In a report on its latest thinking about ABSs – drawn from a range of sources, including Legal Futures – the LSB identified four main factors that will affect the take-up rates of ABS: access to capital, the regulatory environment (and particularly the cost of regulation), behaviour of consumers and behaviour of firms.
The report said the largest firms have “greater luxury” of financing expansion through raising capital on external markets or using their own cash reserves, meaning it is likely that mid-tier firms – which it defined as those with a turnover of £100-200m – will be “among the early adopters”.

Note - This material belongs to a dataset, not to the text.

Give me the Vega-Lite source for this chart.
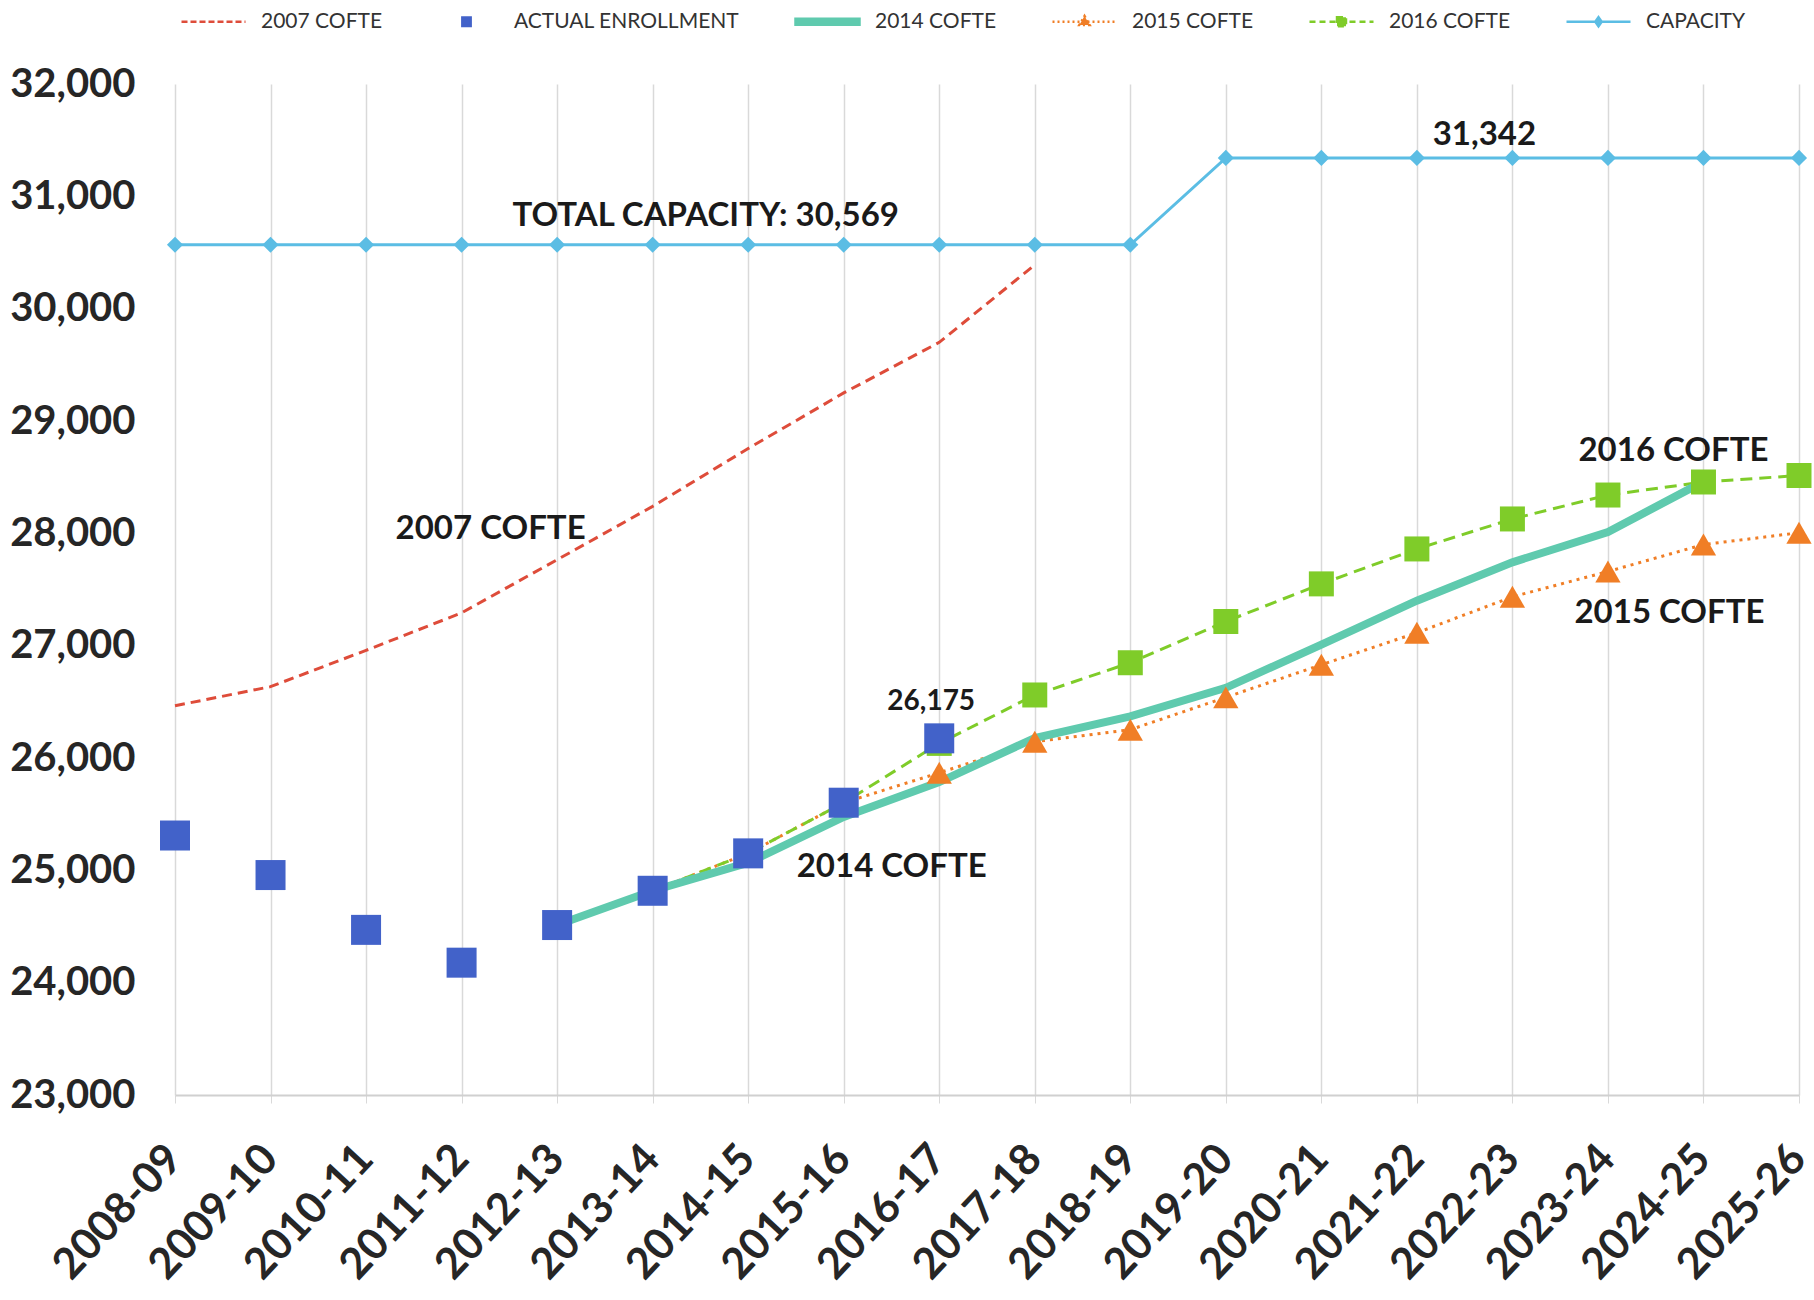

It continued: “Firms which are ‘highly cash generative’ but with room for expansion, for example mid-tier City law firms with high growth strategies, could be prime candidates for attracting capital from private equity houses.
“The scope for finding efficiencies could be an important reason for attracting private equity, with its access to management consultants and expertise in restructuring corporations in view of delivering greater synergies and focusing on finance bottom lines.”
The report acknowledged the risk that investors would buy shares in an ABS for short-term speculative gain only. “This risk is, however, partially mitigated by regulation of external ownership and the long-term positive benefits of external capital in law firms. This risk, nonetheless, does exist as it is also present in many liberalised markets open to outside sources of investment.”
The report – a baseline study which aims provides a picture of the legal market against which the introduction of ABSs can be judged in the future – also reflected concerns that if ABSs cause smaller law firms to shut, this could have a disproportionate impact on black and minority ethnic (BME) lawyers, who are more likely to work in such firms than larger ones.
However, it said BME consumers are likely to benefit from the more diverse ways of providing legal services, and from competition bringing down costs.
It noted that the introduction of ABS-style structures in Australia actually led to an increase in the number of law firms, and if repeated here this “could increase the number of employment and training opportunities”.
The first evaluation of ABSs post-implementation will be undertaken in spring 2012 as part of the first triennial assessment of the impact of the Legal Services Act, while there will be a full impact assessment of ABSs in 2014.